De bas-bariton Eric Owens maakte als Alberich met zijn donker gekleurde stem grote indruk. Niet lang duurde zijn dialogen met Terfel en Gerhard Siegel maar hij wist daarin zijn haat tegen Wotan en zijn gebrek aan broederliefde voor Mime overtuigend weer te geven. Minder gelukkig was ik met de vertolking van ‘Das ewige Weib’ Erda. Patricia Bardon zag er in haar blauwe, glitterende, sjieke jurk eerder uit als een dame die een receptie bezocht dan een magische vrouw die uit de spelonken van de aarde oprees om Wotan advies te geven. Behalve haar presentatie maakte ook haar zangprestatie weinig indruk.

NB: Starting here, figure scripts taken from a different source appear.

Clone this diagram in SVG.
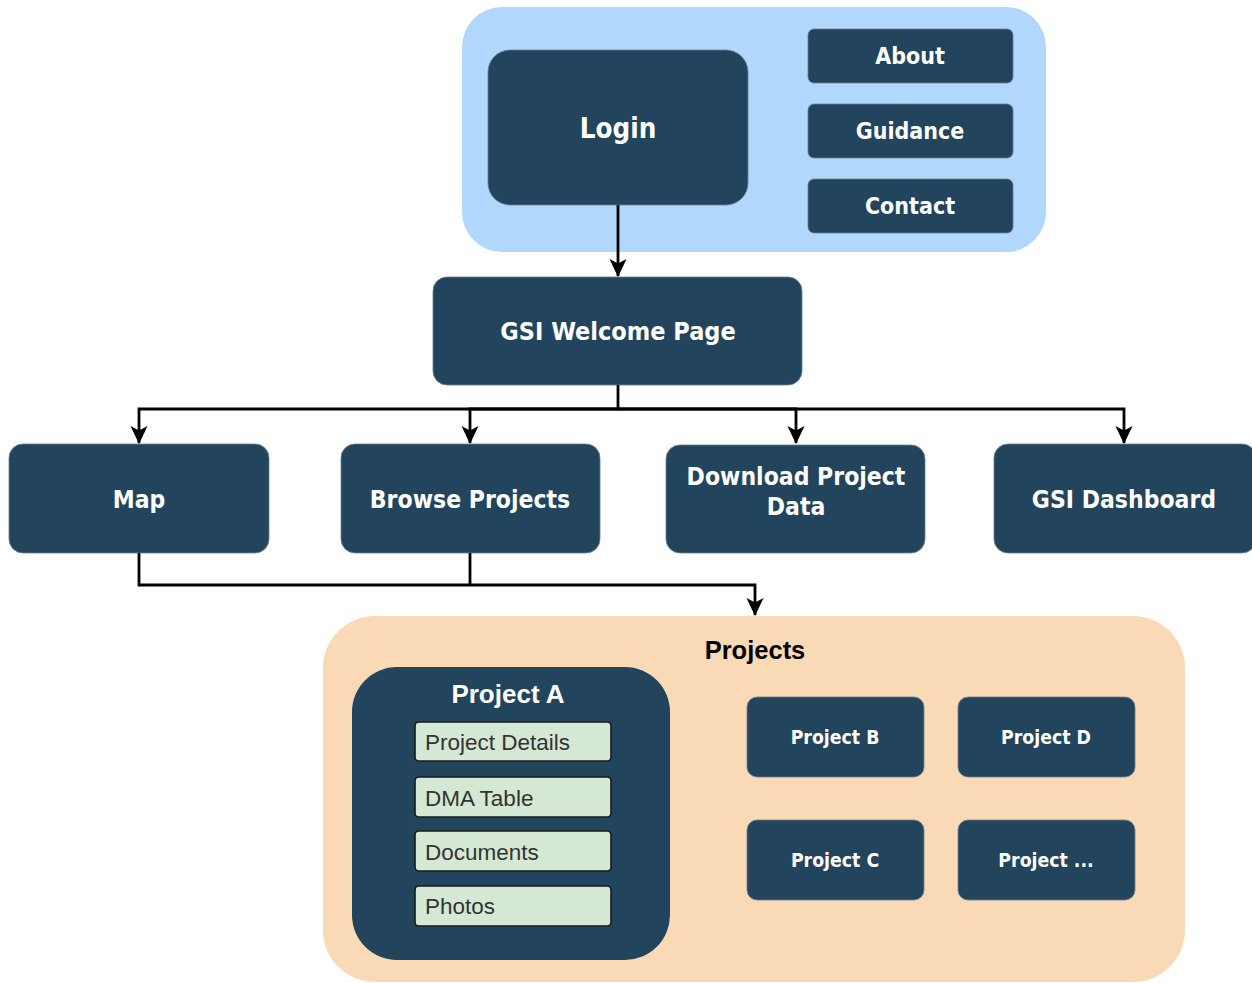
<svg xmlns="http://www.w3.org/2000/svg" width="1252" height="983" viewBox="0 0 1252 983">
<defs>
<marker id="arr" viewBox="0 0 18 18" refX="17" refY="9" markerWidth="18" markerHeight="18" markerUnits="userSpaceOnUse" orient="auto" overflow="visible">
<path d="M0,0.5 L18,9 L0,17.5 L4.5,9 Z" fill="#000"/>
</marker>
<style>
.dark{fill:#23445d;stroke:#6b7f90;stroke-width:0.8}
.t{font-family:'DejaVu Sans Condensed','DejaVu Sans',sans-serif;font-weight:bold;fill:#fff;text-anchor:middle;dominant-baseline:central}
.sub{fill:#d5e8d4;stroke:#1a1a1a;stroke-width:1.6}
.st{font-family:'Liberation Sans',Arial,sans-serif;font-size:22.5px;fill:#333;dominant-baseline:central}
.c{fill:none;stroke:#000;stroke-width:2.8}
</style>
</defs>
<rect width="1252" height="983" fill="#fff"/>
<g id="top-container">
<rect x="462" y="7" width="584" height="245" rx="40" fill="#b1d7fd"/>
</g>
<g id="login"><rect class="dark" x="488" y="50" width="260" height="155" rx="22"/><text class="t" x="618" y="128" font-size="27.5">Login</text></g>
<g id="about"><rect class="dark" x="808" y="29" width="205" height="54" rx="6"/><text class="t" x="910" y="56" font-size="23">About</text></g>
<g id="guidance"><rect class="dark" x="808" y="104" width="205" height="54" rx="6"/><text class="t" x="910" y="131" font-size="23">Guidance</text></g>
<g id="contact"><rect class="dark" x="808" y="179" width="205" height="54" rx="6"/><text class="t" x="910" y="206" font-size="23">Contact</text></g>
<g id="welcome"><rect class="dark" x="433" y="277" width="369" height="108" rx="14"/><text class="t" x="618" y="331" font-size="25">GSI Welcome Page</text></g>
<g id="map"><rect class="dark" x="9" y="444" width="260" height="109" rx="14"/><text class="t" x="139" y="499" font-size="24.5">Map</text></g>
<g id="browse"><rect class="dark" x="341" y="444" width="259" height="109" rx="14"/><text class="t" x="470" y="499" font-size="24.5">Browse Projects</text></g>
<g id="download"><rect class="dark" x="666" y="445" width="259" height="108" rx="14"/><text class="t" x="796" y="476" font-size="24.5">Download Project</text><text class="t" x="796" y="506" font-size="24.5">Data</text></g>
<g id="dashboard"><rect class="dark" x="994" y="444" width="262" height="109" rx="14"/><text class="t" x="1124" y="499" font-size="24.5">GSI Dashboard</text></g>
<g id="projects">
<rect x="323" y="616" width="862" height="366" rx="52" fill="#fad9b6"/>
<text x="755" y="650" font-family="'Liberation Sans',Arial,sans-serif" font-size="25.5" font-weight="bold" fill="#000" text-anchor="middle" dominant-baseline="central">Projects</text>
</g>
<g id="project-a">
<rect x="352" y="667" width="318" height="293" rx="45" fill="#23445d"/>
<text x="508" y="694" font-family="'Liberation Sans',Arial,sans-serif" font-size="26" font-weight="bold" fill="#fff" text-anchor="middle" dominant-baseline="central">Project A</text>
</g>
<g id="project-details"><rect class="sub" x="415" y="722" width="196" height="39" rx="4"/><text class="st" x="425" y="742">Project Details</text></g>
<g id="dma-table"><rect class="sub" x="415" y="777" width="196" height="40" rx="4"/><text class="st" x="425" y="798">DMA Table</text></g>
<g id="documents"><rect class="sub" x="415" y="831" width="196" height="40" rx="4"/><text class="st" x="425" y="852">Documents</text></g>
<g id="photos"><rect class="sub" x="415" y="886" width="196" height="40" rx="4"/><text class="st" x="425" y="906">Photos</text></g>
<g id="project-b"><rect class="dark" x="747" y="697" width="177" height="80" rx="10"/><text class="t" x="835" y="737" font-size="19.3">Project B</text></g>
<g id="project-d"><rect class="dark" x="958" y="697" width="177" height="80" rx="10"/><text class="t" x="1046" y="737" font-size="19.3">Project D</text></g>
<g id="project-c"><rect class="dark" x="747" y="820" width="177" height="80" rx="10"/><text class="t" x="835" y="860" font-size="19.3">Project C</text></g>
<g id="project-etc"><rect class="dark" x="958" y="820" width="177" height="80" rx="10"/><text class="t" x="1046" y="860" font-size="19.3">Project ...</text></g>
<g id="connectors">
<path class="c" d="M618,205 V276" marker-end="url(#arr)"/>
<path class="c" d="M618,385 V409 H139 V443" marker-end="url(#arr)"/>
<path class="c" d="M618,409 H470 V443" marker-end="url(#arr)"/>
<path class="c" d="M618,409 H796 V443" marker-end="url(#arr)"/>
<path class="c" d="M618,409 H1124 V443" marker-end="url(#arr)"/>
<path class="c" d="M139,553 V585 H755 V615" marker-end="url(#arr)"/>
<path class="c" d="M470,553 V585"/>
</g>
</svg>
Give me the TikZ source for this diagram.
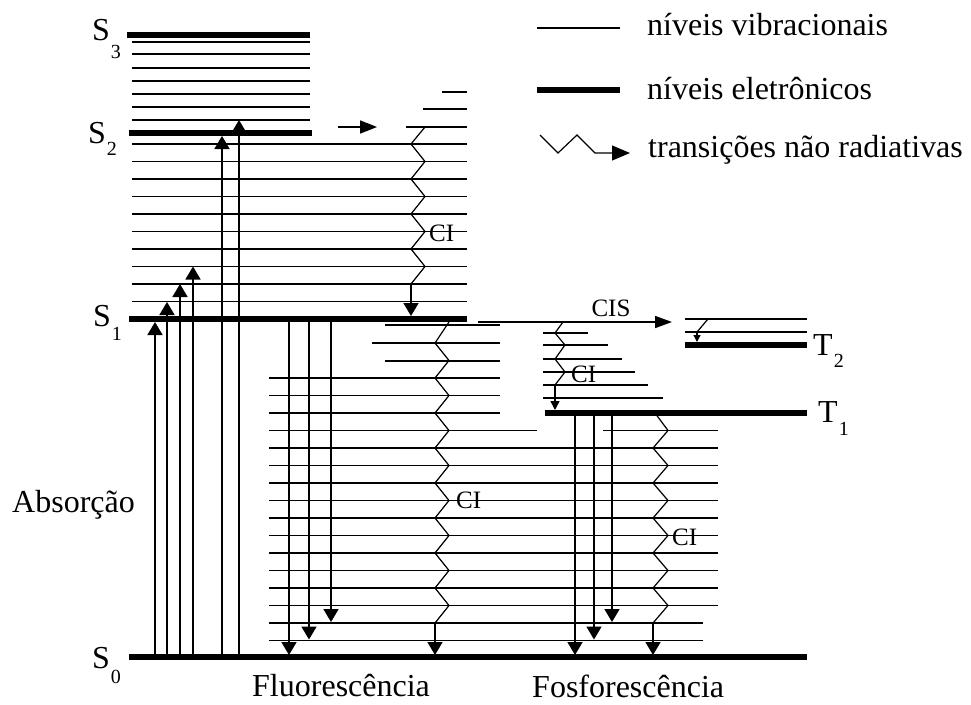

Deze Siegfried maak deel uit van een totaal nieuwe productie van de Met die de veel oudere naturalistische uit de vorige eeuw vervangt. Eerlijkheidshalve moet ik toegeven, dat deze moderne miljoenen kostende productie mij tot nu toe niet bevredigt. Muzikaal kom je aan je trekken maar de miljoenen dollar opslokkende regie is te veel ‘high techn’ die niet toevoegt aan dat waar het Wagner met zijn Ring omgaat. Mijn bezwaren omtrent het decor, dat de protagonisten te weinig bewegingsruimte biedt en hen daardoor belemmert optimaal gebruik te maken van fysieke expressie, blijft ook na het zien van Siegfried overeind. Nóg belangrijker is echter de aandacht die de technische hoogstandjes opeisen dankzij een machine met 24 hydraulische metalen balken en toegevoegde videobeelden. Zij doet afbreuk aan de mogelijkheid om de toeschouwers zich ervan bewust te maken dat de Ring gaat over corruptie, bezit van macht, liefde en liefdeloosheid. In een tijd waarin zaken als de financiële crisis en het soms liefdeloze asielbeleid volop in de publiciteit zijn, is juist bewustwording geen overbodige luxe. In mijn opinie is opera meer dan een evenement waarmee men zich uitsluitend vermaakt.